M. Dans tes clips et sur scène, tu fais beaucoup appel aux costumes, au stylisme. Quel est ton rapport à la mode ?
B. B. Ce milieu n’est pas forcément mon centre d’intérêt. Mais le vêtement est très important car il change la manière de vivre son corps. Certains matins, tu te réveilles avec l’envie de mettre un corset et d’autres avec celle de porter un gros baggy. Ça va influencer toute ta journée, comment tu vas bouger, les chaussures que tu vas mettre, la manière dont tu vas te présenter aux autres. Le vêtement doit être un costume. Il faut penser au personnage, à ce qu’on raconte. La marque, le designer, c’est secondaire pour moi. Je fonctionne difficilement avec un stylisme classique et fashion. Mais j’adore Alaïa, Issey Miyake… Ce que j’aime dans la mode, ce sont les défilés. Certains sont des spectacles. Toute la partie qui se prend au sérieux ne m’intéresse pas.

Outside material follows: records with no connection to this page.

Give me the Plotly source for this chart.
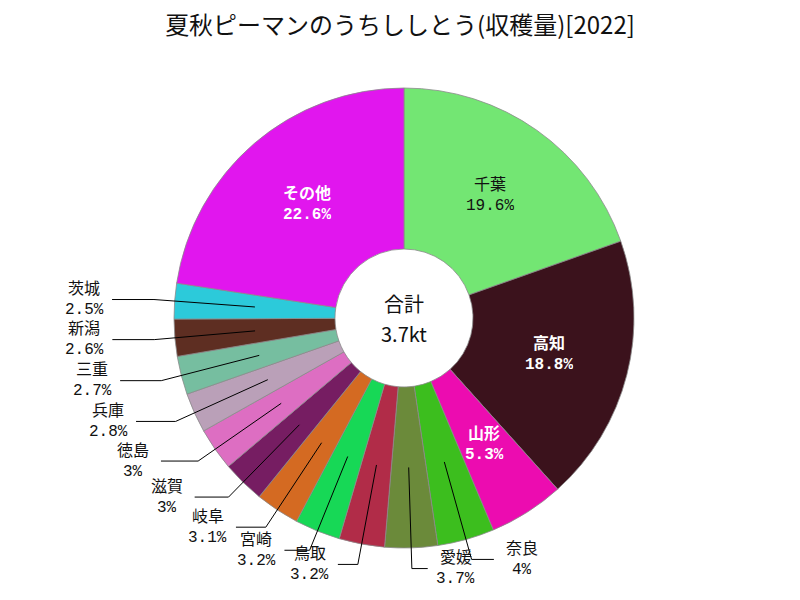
import math
import plotly.graph_objects as go

# ---- data ----
labels = ["千葉", "高知", "山形", "奈良", "愛媛", "鳥取", "宮崎", "岐阜",
          "滋賀", "徳島", "兵庫", "三重", "新潟", "茨城", "その他"]
shares = [19.6, 18.8, 5.3, 4.0, 3.7, 3.2, 3.2, 3.1,
          3.0, 3.0, 2.8, 2.7, 2.6, 2.5, 22.6]
colors = ["#73E673", "#3B121C", "#EC0CB0", "#3CBE1E", "#6B8A3A", "#B12C48",
          "#17D856", "#D46A22", "#761D62", "#DD6EC2", "#BAA0B8", "#76BEA0",
          "#5E2E22", "#2CCADA", "#E116EE"]
inside_labels = ["千葉", "高知", "山形", "その他"]
title_text = "夏秋ピーマンのうちししとう(収穫量)[2022]"
total_label = "合計"
total_value = "3.7kt"

# ---- layout constants (pixels) ----
W, H = 800, 600
CX, CY, R = 404, 318, 230
HOLE = 0.30
FONT = "Noto Sans CJK JP"
LBL_FONT = "Liberation Mono, Noto Sans CJK JP"


def px(x):
    return x / W


def py(y):
    return 1 - y / H


def text_ann(x, y, text, size=16, color="#111", height=None, family=LBL_FONT):
    d = dict(x=px(x), y=py(y), xref="paper", yref="paper", text=text,
             showarrow=False, xanchor="center", yanchor="middle",
             align="center", font=dict(family=family, size=size, color=color))
    if height:
        d["height"] = height
    return d


pct_text = [f"{v:g}%" for v in shares]

fig = go.Figure()
fig.add_trace(go.Pie(
    labels=labels, values=shares, sort=False, direction="clockwise",
    rotation=0, hole=HOLE,
    marker=dict(colors=colors, line=dict(color="#8a8a8a", width=0.8)),
    textinfo="none", hoverinfo="label+percent", showlegend=False,
    domain=dict(x=[px(CX - R), px(CX + R)], y=[py(CY + R), py(CY - R)]),
))

total = sum(shares)
annotations = []
shapes = []
r_mid = (HOLE * R + R) / 2
r_elb = R * 1.09
cum = 0.0
for lab, v, col, pt in zip(labels, shares, colors, pct_text):
    mid = (cum + v / 2) / total
    cum += v
    th = 2 * math.pi * mid
    s, c = math.sin(th), math.cos(th)
    tx, ty = CX + r_mid * s, CY - r_mid * c
    if lab in inside_labels:
        rr, gg, bb = (int(col[i:i + 2], 16) for i in (1, 3, 5))
        lum = 0.299 * rr + 0.587 * gg + 0.114 * bb
        dark = lum < 150
        fc = "white" if dark else "#111"
        n = f"<b>{lab}</b>" if dark else lab
        p = f"<b>{pt}</b>" if dark else pt
        annotations.append(text_ann(tx, ty - 10.5, n, color=fc, height=18))
        annotations.append(text_ann(tx, ty + 10.5, p, color=fc, height=18))
    else:
        ex, ey = CX + r_elb * s, CY - r_elb * c
        sign = 1 if s >= 0 else -1
        hl = 15 + 27 * abs(s)
        endx = ex + sign * hl
        shapes.append(dict(
            type="path", xref="paper", yref="paper", layer="above",
            path=f"M {px(tx)},{py(ty)} L {px(ex)},{py(ey)} L {px(endx)},{py(ey)}",
            line=dict(color="black", width=1),
        ))
        lx = endx + sign * 28
        annotations.append(text_ann(lx, ey - 10.5, lab, height=18))
        annotations.append(text_ann(lx, ey + 10.5, pt, height=18))

annotations.append(text_ann(CX, CY - 15, total_label, size=20, height=24,
                            family=FONT))
annotations.append(text_ann(CX, CY + 15, total_value, size=20, height=24,
                            family=FONT))

fig.update_layout(
    width=W, height=H, margin=dict(l=0, r=0, t=0, b=0),
    paper_bgcolor="white", plot_bgcolor="white",
    title=dict(text=title_text, x=0.5, xanchor="center", y=py(26),
               yanchor="middle", yref="container",
               font=dict(family=FONT, size=24, color="#111")),
    annotations=annotations, shapes=shapes,
)
fig.write_html("out.html")
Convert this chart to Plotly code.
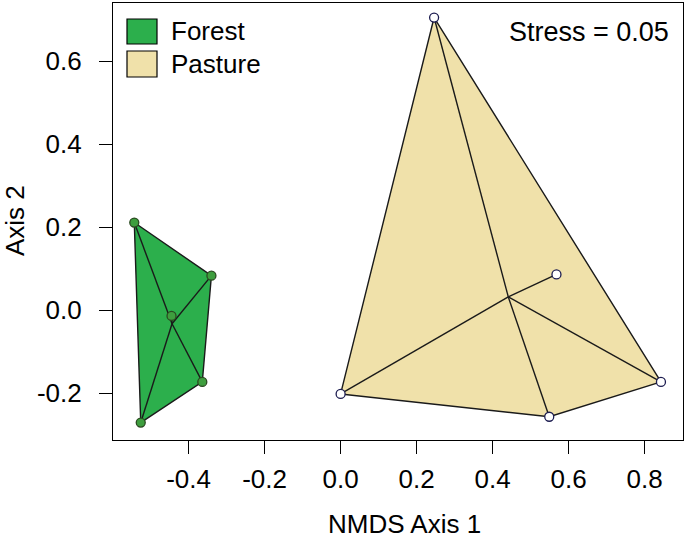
import plotly.graph_objects as go

# ---- data ----
forest_x = [-0.543, -0.340, -0.445, -0.364, -0.526]
forest_y = [0.211, 0.083, -0.014, -0.173, -0.271]
pasture_x = [0.246, 0.568, 0.843, 0.549, 0.000]
pasture_y = [0.705, 0.086, -0.173, -0.257, -0.202]

group_names = ["Forest", "Pasture"]
x_tick_vals = [-0.4, -0.2, 0.0, 0.2, 0.4, 0.6, 0.8]
x_tick_labels = ["-0.4", "-0.2", "0.0", "0.2", "0.4", "0.6", "0.8"]
y_tick_vals = [-0.2, 0.0, 0.2, 0.4, 0.6]
y_tick_labels = ["-0.2", "0.0", "0.2", "0.4", "0.6"]
stress_text = "Stress = 0.05"

# ---- style ----
FOREST_FILL = "#2CAF4C"
PASTURE_FILL = "#F0E1AA"
LINE = "#1a1a1a"
FONT = "Liberation Sans, Arial, sans-serif"


def convex_hull(xs, ys):
    pts = sorted(set(zip(xs, ys)))

    def cross(o, a, b):
        return (a[0] - o[0]) * (b[1] - o[1]) - (a[1] - o[1]) * (b[0] - o[0])

    lower, upper = [], []
    for p in pts:
        while len(lower) >= 2 and cross(lower[-2], lower[-1], p) <= 0:
            lower.pop()
        lower.append(p)
    for p in reversed(pts):
        while len(upper) >= 2 and cross(upper[-2], upper[-1], p) <= 0:
            upper.pop()
        upper.append(p)
    hull = lower[:-1] + upper[:-1]
    hull.append(hull[0])
    return [p[0] for p in hull], [p[1] for p in hull]


def spider(xs, ys):
    cx = sum(xs) / len(xs)
    cy = sum(ys) / len(ys)
    sx, sy = [], []
    for x, y in zip(xs, ys):
        sx += [cx, x, None]
        sy += [cy, y, None]
    return sx, sy


fig = go.Figure()

for xs, ys, fill, mfill, mline in [
    (forest_x, forest_y, FOREST_FILL, "#3E9E3E", "#2A4A20"),
    (pasture_x, pasture_y, PASTURE_FILL, "white", "#1C1C50"),
]:
    hx, hy = convex_hull(xs, ys)
    fig.add_trace(go.Scatter(x=hx, y=hy, mode="lines", fill="toself",
                             fillcolor=fill, line=dict(color=LINE, width=1.4),
                             hoverinfo="skip", showlegend=False))
    sx, sy = spider(xs, ys)
    fig.add_trace(go.Scatter(x=sx, y=sy, mode="lines",
                             line=dict(color=LINE, width=1.4),
                             hoverinfo="skip", showlegend=False))
    fig.add_trace(go.Scatter(x=xs, y=ys, mode="markers",
                             marker=dict(size=9, color=mfill,
                                         line=dict(color=mline, width=1.3)),
                             showlegend=False))

# plot area in pixels: x 113..683, y 3..440
L, R, T, B = 113, 683, 3, 440
W, H = 685, 540


def px(x):
    return (x - L) / (R - L)


def py(y):
    return (B - y) / (B - T)


axis_common = dict(showgrid=False, zeroline=False, showline=True, mirror=True,
                   linecolor="black", linewidth=1.2, ticks="outside",
                   ticklen=13, tickwidth=1.2, tickcolor="black",
                   tickfont=dict(family=FONT, size=26, color="black"))

fig.update_xaxes(range=[-0.599, 0.901], tickmode="array", tickvals=x_tick_vals,
                 ticktext=x_tick_labels, ticklabelstandoff=3, **axis_common)
fig.update_yaxes(range=[-0.313, 0.740], tickmode="array", tickvals=y_tick_vals,
                 ticktext=y_tick_labels, ticklabelstandoff=12, **axis_common)

shapes = []
annotations = []
legend_rows = [(19, 44, 31, FOREST_FILL), (51, 77, 64, PASTURE_FILL)]
for name, (y0, y1, yc, col) in zip(group_names, legend_rows):
    shapes.append(dict(type="rect", xref="paper", yref="paper",
                       x0=px(127), x1=px(157), y0=py(y1), y1=py(y0),
                       fillcolor=col, line=dict(color="black", width=1.2)))
    annotations.append(dict(text=name, xref="paper", yref="paper",
                            x=px(169), y=py(yc), xanchor="left", yanchor="middle",
                            showarrow=False,
                            font=dict(family=FONT, size=26, color="black")))

annotations.append(dict(text=stress_text, xref="paper", yref="paper",
                        x=px(671), y=py(32), xanchor="right", yanchor="middle",
                        showarrow=False,
                        font=dict(family=FONT, size=27, color="black")))
annotations.append(dict(text="NMDS Axis 1", xref="paper", yref="paper",
                        x=px(404), y=py(524), xanchor="center", yanchor="middle",
                        showarrow=False,
                        font=dict(family=FONT, size=26, color="black")))
annotations.append(dict(text="Axis 2", xref="paper", yref="paper",
                        x=px(15), y=py(221), xanchor="center", yanchor="middle",
                        textangle=-90, showarrow=False,
                        font=dict(family=FONT, size=26, color="black")))

fig.update_layout(width=W, height=H,
                  margin=dict(l=L, r=W - R, t=T, b=H - B, pad=0),
                  paper_bgcolor="white", plot_bgcolor="white",
                  shapes=shapes, annotations=annotations, showlegend=False)

fig.write_html("out.html", config={"displayModeBar": False},
               post_script="document.body.style.margin='0';"
                           "document.body.style.overflow='hidden';")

M. Il paraît que tu apprécies particulièrement Philippe Katerine. L’humour, l’absurde, c’est important pour toi ?
B. B. J’adore ce qu’il propose. Je ne connais pas tout son répertoire, mais je suis contente quand je l’entends, ce qu’il propose sort du lot, c’est poétique. “Moment parfait” est un de mes morceaux préférés, j’aime aussi beaucoup “Juifs Arabes”. Ça me touche quand les artistes sont drôles, malicieux, quand ils savent écrire. J’adore les cadavres exquis. Si je devais définir mon genre musical, ce serait ça. Faire des rapprochements un peu loufoques, c’est le prisme qui me permet d’apprécier la vie. C’est l’horizon et le but métaphysique, j’espère qu’on sent ça dans ma musique : voir s’accorder les choses qui ne vont pas ensemble.

M. Tu n’as pas cité Erykah Badu, avec qui tu présentes pourtant des similitudes artistiquement parlant…
B. B. C’est marrant, parce que je viens d’acheter un tee-shirt d’elle que je porte maintenant. C’est ma grande prêtresse. Cette femme est dans le top trois des meilleures personnes ayant jamais existé sur Terre. Elle est aussi doula, sage-femme, elle porte la vie. J’admire son intellect, sa force. J’ai tellement écouté certaines de ses chansons à des périodes de ma vie, qu’aujourd’hui, quand je les entends, je m’y télé transporte. Ce qu’elle fait est très spirituel. Les paroles de “On & On”, un de ses premiers gros tubes, sont hyperpointues. J’apprécie particulièrement ce genre de chansons universelles aux textes profonds, comme “Freed From Desire” de Gala. En plus, elle est saine d’esprit. Moi je pense que j’ai un background qui fait que je suis assez fragile psychologiquement. J’ai pris mon temps parce que sinon, j’aurais fait de grosses bêtises. Je n’ai jamais eu envie d’exister partout en permanence, d’être omniprésente, placardée, imposée aux gens. C’est important de prendre son temps, de laisser aux personnes le temps d’écouter d’autres musiciens que toi, le temps de vivre. Il faut que ça mature, que tu digères les choses pour pouvoir les ressentir ensuite.